Models (overview)¶
Ripple supports two classes of planner model: on-device MLX models that run entirely on your Mac, and remote OpenAI-compatible models that call an external API. Both are selected through the same interface and can be swapped at any time without restarting.
On-device MLX models¶
MLX models run locally on Apple Silicon using the MLX inference stack. No data leaves the machine and there is no per-token cost. The trade-off is that a large-enough model can consume significant RAM and the first-token latency is higher than a remote call on a fast connection.
Model ids use the Hugging Face <provider>/<name> form, for example:
Models are downloaded from Hugging Face on demand and cached at
~/.cache/huggingface/hub/. Ripple never downloads a model silently - it always prompts before
starting a transfer (or requires --yes). See Local MLX models for the full download
workflow and the ripple model sub-commands.

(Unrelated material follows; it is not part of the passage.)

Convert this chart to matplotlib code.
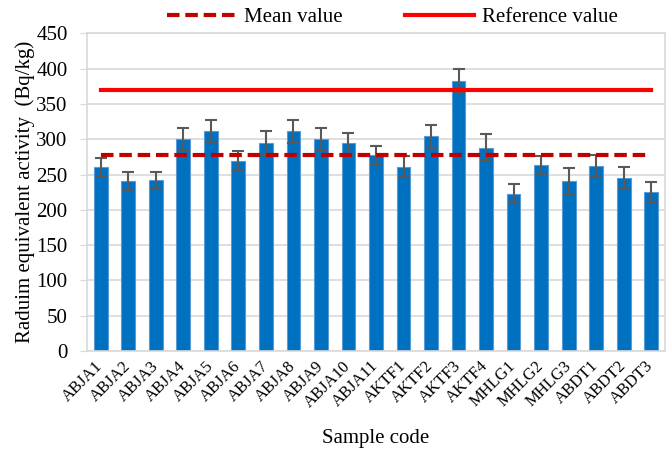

MLX inference requires Apple Silicon and macOS 26+. On Intel Macs the MLX adapter is unavailable and you must use a remote model.
Remote models¶
Remote models are any service that speaks the OpenAI Chat Completions API, including OpenAI
itself, Azure OpenAI, Anthropic (via its OpenAI-compatible proxy), and Amazon Bedrock. They are
defined as named entries in settings.json and are available to all projects that share that
config.
Because the call goes over the network, keys and costs live outside your machine, but you get access to the largest models and the highest context windows. See Remote models for the full config schema and provider-specific notes.
How a planner is selected¶
Ripple resolves the active planner model in this order:
--model <id>flag - highest priority, overrides everything for that session./modelpicker - the in-session overlay; persists the choice toselectedModelinsettings.json.selectedModelinsettings.json- the last model you picked with/model.- A built-in default (the smallest available local model, or the first remote entry).
The --model value can be either a Hugging Face id for a local MLX model or the name field of
a registered remote entry.
The /model picker¶
Type /model at the prompt to open the model overlay. It has three tabs:
Presents all available planners - both downloaded local models and registered remote models -
as a single list. Selecting one makes it active for the session and writes selectedModel to
settings.json so the choice persists across restarts. You can also set the idle timeout here.
Browse the Hugging Face catalog of MLX-quantized models. Shows download status and size. You can trigger a download without leaving the chat. See Local MLX models.
Browse OpenRouter's free catalog. Add or remove models from your remote registry. See Remote models.
When to use local vs remote¶
| Consideration | Local MLX | Remote |
|---|---|---|
| Data privacy | Data never leaves the device | Data sent to provider's API |
| Cost | Free (electricity / RAM) | Per-token billing |
| Context window | Typically 4k-32k depending on model | Up to 200k+ |
| First-token latency | Higher (model loaded in RAM) | Lower on fast connections |
| Availability | Works offline | Requires network and valid key |
| Vision | Model-dependent | Provider-dependent |
| Apple Silicon required | Yes | No |
For tasks that handle sensitive code or documents, local models are the natural choice. For long multi-file refactors, research tasks, or when you need a frontier reasoning model, a remote model is more practical.
Tip
You can switch models mid-session with /model without losing your history or session state.
The new model picks up exactly where the previous one left off.